** START OF Entries provided **

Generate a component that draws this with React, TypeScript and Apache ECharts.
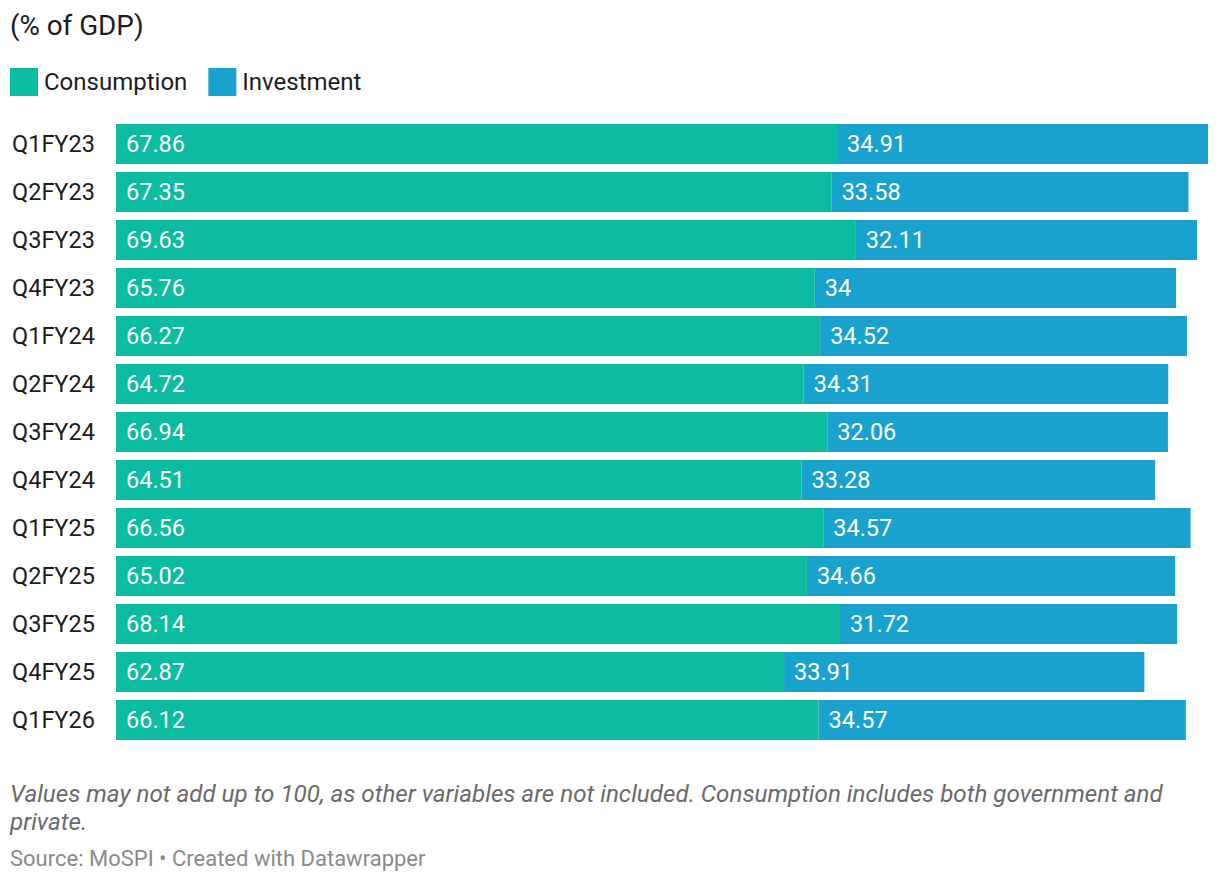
import React, { useEffect, useRef } from "react";
import * as echarts from "echarts";

const categories = [
  "Q1FY23", "Q2FY23", "Q3FY23", "Q4FY23", "Q1FY24", "Q2FY24", "Q3FY24",
  "Q4FY24", "Q1FY25", "Q2FY25", "Q3FY25", "Q4FY25", "Q1FY26",
];
const consumption = [67.86, 67.35, 69.63, 65.76, 66.27, 64.72, 66.94, 64.51, 66.56, 65.02, 68.14, 62.87, 66.12];
const investment = [34.91, 33.58, 32.11, 34, 34.52, 34.31, 32.06, 33.28, 34.57, 34.66, 31.72, 33.91, 34.57];

const GREEN = "#0bbca0";
const BLUE = "#1aa2ce";
const FONT = "Roboto, 'Noto Sans', sans-serif";

export default function App() {
  const ref = useRef<HTMLDivElement>(null);
  useEffect(() => {
    if (!ref.current) return;
    const chart = echarts.init(ref.current, undefined, { renderer: "svg" });
    const maxTotal = Math.max(...consumption.map((c, i) => c + investment[i]));
    const labelCfg = {
      show: true,
      position: "insideLeft" as const,
      distance: 10,
      color: "#ffffff",
      fontSize: 23.5,
      fontFamily: FONT,
    };
    chart.setOption({
      animation: false,
      textStyle: { fontFamily: FONT },
      title: {
        text: "(% of GDP)",
        left: 10,
        top: 11,
        padding: 0,
        textStyle: { fontSize: 27.8, fontWeight: "normal", color: "#1d1d1d", fontFamily: FONT },
      },
      legend: {
        left: 10,
        top: 68,
        padding: 0,
        icon: "rect",
        itemWidth: 28,
        itemHeight: 28,
        itemGap: 21,
        selectedMode: false,
        textStyle: { fontSize: 24, color: "#1d1d1d", fontFamily: FONT, padding: [0, 0, 0, 1] },
        data: ["Consumption", "Investment"],
      },
      grid: { left: 116, right: 12, top: 120, height: 624 },
      xAxis: {
        type: "value",
        min: 0,
        max: maxTotal,
        show: false,
      },
      yAxis: {
        type: "category",
        data: categories,
        inverse: true,
        axisLine: { show: false },
        axisTick: { show: false },
        splitLine: { show: false },
        axisLabel: {
          align: "left",
          margin: 104,
          fontSize: 23.5,
          color: "#1d1d1d",
          fontFamily: FONT,
          padding: [0, 0, 4, 0],
        },
      },
      series: [
        {
          name: "Consumption",
          type: "bar",
          stack: "total",
          data: consumption,
          barWidth: 40,
          itemStyle: { color: GREEN },
          label: { ...labelCfg, formatter: (p: any) => String(p.value) },
        },
        {
          name: "Investment",
          type: "bar",
          stack: "total",
          data: investment,
          barWidth: 40,
          itemStyle: { color: BLUE },
          label: { ...labelCfg, formatter: (p: any) => String(p.value) },
        },
      ],
      graphic: [
        {
          type: "text",
          left: 10,
          top: 782,
          style: {
            text: "Values may not add up to 100, as other variables are not included. Consumption includes both government and",
            font: `italic 24.2px ${FONT}`,
            fill: "#6a6a6a",
          },
        },
        {
          type: "text",
          left: 10,
          top: 810,
          style: {
            text: "private.",
            font: `italic 24.2px ${FONT}`,
            fill: "#6a6a6a",
          },
        },
        {
          type: "text",
          left: 10,
          top: 847,
          style: {
            text: "Source: MoSPI • Created with Datawrapper",
            font: `22px ${FONT}`,
            fill: "#8a8a8a",
          },
        },
      ],
    });
    return () => chart.dispose();
  }, []);
  return (
    <div
      ref={ref}
      style={{ position: "fixed", left: 0, top: 0, width: 1220, height: 882, background: "#fff" }}
    />
  );
}
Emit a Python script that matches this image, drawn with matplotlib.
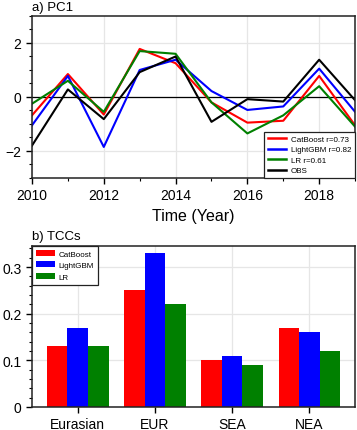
import matplotlib
matplotlib.use('Agg')
import matplotlib.pyplot as plt
from matplotlib.ticker import MultipleLocator

plt.rcParams['font.family'] = ['Liberation Sans', 'DejaVu Sans']

# ---------- Data ----------
years = [2010, 2011, 2012, 2013, 2014, 2015, 2016, 2017, 2018, 2019]
catboost_pc1 = [-0.68, 0.85, -0.65, 1.78, 1.25, -0.2, -0.95, -0.88, 0.78, -1.05]
lightgbm_pc1 = [-1.05, 0.78, -1.85, 1.0, 1.38, 0.22, -0.48, -0.35, 1.05, -0.55]
lr_pc1 = [-0.25, 0.6, -0.55, 1.7, 1.6, -0.2, -1.35, -0.68, 0.4, -1.1]
obs_pc1 = [-1.8, 0.28, -0.82, 0.92, 1.5, -0.92, -0.08, -0.17, 1.38, -0.12]

regions = ['Eurasian', 'EUR', 'SEA', 'NEA']
catboost_tcc = [0.13, 0.25, 0.10, 0.17]
lightgbm_tcc = [0.17, 0.33, 0.11, 0.16]
lr_tcc = [0.13, 0.22, 0.09, 0.12]

RED, BLUE, GREEN = '#ff0000', '#0000ff', '#008000'
GRID = '#e6e6e6'

fig = plt.figure(figsize=(3.57, 4.31), dpi=100)
ax1 = fig.add_axes([0.0896, 0.5847, 0.905, 0.3759])
ax2 = fig.add_axes([0.0896, 0.0534, 0.905, 0.3735])


def style_axes(ax):
    for s in ax.spines.values():
        s.set_linewidth(1.1)
        s.set_color('#222222')
    ax.tick_params(which='major', direction='out', length=4.5, width=1.0,
                   labelsize=10, pad=3, top=False, right=False)
    ax.tick_params(which='minor', direction='out', length=2.5, width=0.8,
                   top=False, right=False)


# ---------- a) PC1 ----------
ax1.plot(years, catboost_pc1, color=RED, lw=1.5, label='CatBoost r=0.73')
ax1.plot(years, lightgbm_pc1, color=BLUE, lw=1.5, label='LightGBM r=0.82')
ax1.plot(years, lr_pc1, color=GREEN, lw=1.5, label='LR r=0.61')
ax1.plot(years, obs_pc1, color='black', lw=1.5, label='OBS')
ax1.axhline(0, color='black', lw=0.9, zorder=1)
ax1.set_xlim(2010, 2019)
ax1.set_ylim(-3, 3)
ax1.set_xticks([2010, 2012, 2014, 2016, 2018])
ax1.set_yticks([-2, 0, 2])
ax1.set_yticklabels(['\u22122', '0', '2'])
ax1.xaxis.set_minor_locator(MultipleLocator(1))
ax1.yaxis.set_minor_locator(MultipleLocator(0.5))
ax1.grid(True, which='major', color=GRID, lw=0.9, zorder=0)
ax1.set_axisbelow(True)
style_axes(ax1)
ax1.set_xlabel('Time (Year)', fontsize=11.5, labelpad=4)
leg = ax1.legend(loc='lower right', fontsize=5.8, frameon=True, fancybox=False,
                 edgecolor='#222222', framealpha=1, borderaxespad=0,
                 handlelength=2.3, handletextpad=0.6, labelspacing=0.35,
                 borderpad=0.45)
leg.get_frame().set_linewidth(0.9)
for ln in leg.get_lines():
    ln.set_linewidth(1.8)
ax1.text(0.0, 1.02, 'a) PC1', transform=ax1.transAxes, fontsize=9.5,
         ha='left', va='bottom')

# ---------- b) TCCs ----------
w = 0.267
xs = list(range(len(regions)))
ax2.bar([x - w for x in xs], catboost_tcc, w, color=RED, label='CatBoost', zorder=2)
ax2.bar(xs, lightgbm_tcc, w, color=BLUE, label='LightGBM', zorder=2)
ax2.bar([x + w for x in xs], lr_tcc, w, color=GREEN, label='LR', zorder=2)
ax2.set_xlim(-0.59, 3.59)
ax2.set_ylim(0, 0.345)
ax2.set_xticks(xs)
ax2.set_xticklabels(regions)
ax2.set_yticks([0, 0.1, 0.2, 0.3])
ax2.set_yticklabels(['0', '0.1', '0.2', '0.3'])
ax2.yaxis.set_minor_locator(MultipleLocator(0.02))
ax2.grid(True, which='major', color=GRID, lw=0.9, zorder=0)
ax2.set_axisbelow(True)
style_axes(ax2)
leg2 = ax2.legend(loc='upper left', fontsize=5.8, frameon=True, fancybox=False,
                  edgecolor='#222222', framealpha=1, borderaxespad=0,
                  handlelength=2.3, handleheight=0.75, handletextpad=0.5,
                  labelspacing=0.45, borderpad=0.5)
leg2.get_frame().set_linewidth(0.9)
ax2.text(0.0, 1.025, 'b) TCCs', transform=ax2.transAxes, fontsize=9.5,
         ha='left', va='bottom')

fig.savefig('out.png', dpi=100)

** END OF Entries provided **

* [Problem] Your first line is the one with "Emit a Python", and your last is the one with "GRID = '#e6e6e6'". Copy those and every line between them exactly, without any pictures.

* [Answer to the task]
Emit a Python script that matches this image, drawn with matplotlib.
import matplotlib
matplotlib.use('Agg')
import matplotlib.pyplot as plt
from matplotlib.ticker import MultipleLocator

plt.rcParams['font.family'] = ['Liberation Sans', 'DejaVu Sans']

# ---------- Data ----------
years = [2010, 2011, 2012, 2013, 2014, 2015, 2016, 2017, 2018, 2019]
catboost_pc1 = [-0.68, 0.85, -0.65, 1.78, 1.25, -0.2, -0.95, -0.88, 0.78, -1.05]
lightgbm_pc1 = [-1.05, 0.78, -1.85, 1.0, 1.38, 0.22, -0.48, -0.35, 1.05, -0.55]
lr_pc1 = [-0.25, 0.6, -0.55, 1.7, 1.6, -0.2, -1.35, -0.68, 0.4, -1.1]
obs_pc1 = [-1.8, 0.28, -0.82, 0.92, 1.5, -0.92, -0.08, -0.17, 1.38, -0.12]

regions = ['Eurasian', 'EUR', 'SEA', 'NEA']
catboost_tcc = [0.13, 0.25, 0.10, 0.17]
lightgbm_tcc = [0.17, 0.33, 0.11, 0.16]
lr_tcc = [0.13, 0.22, 0.09, 0.12]

RED, BLUE, GREEN = '#ff0000', '#0000ff', '#008000'
GRID = '#e6e6e6'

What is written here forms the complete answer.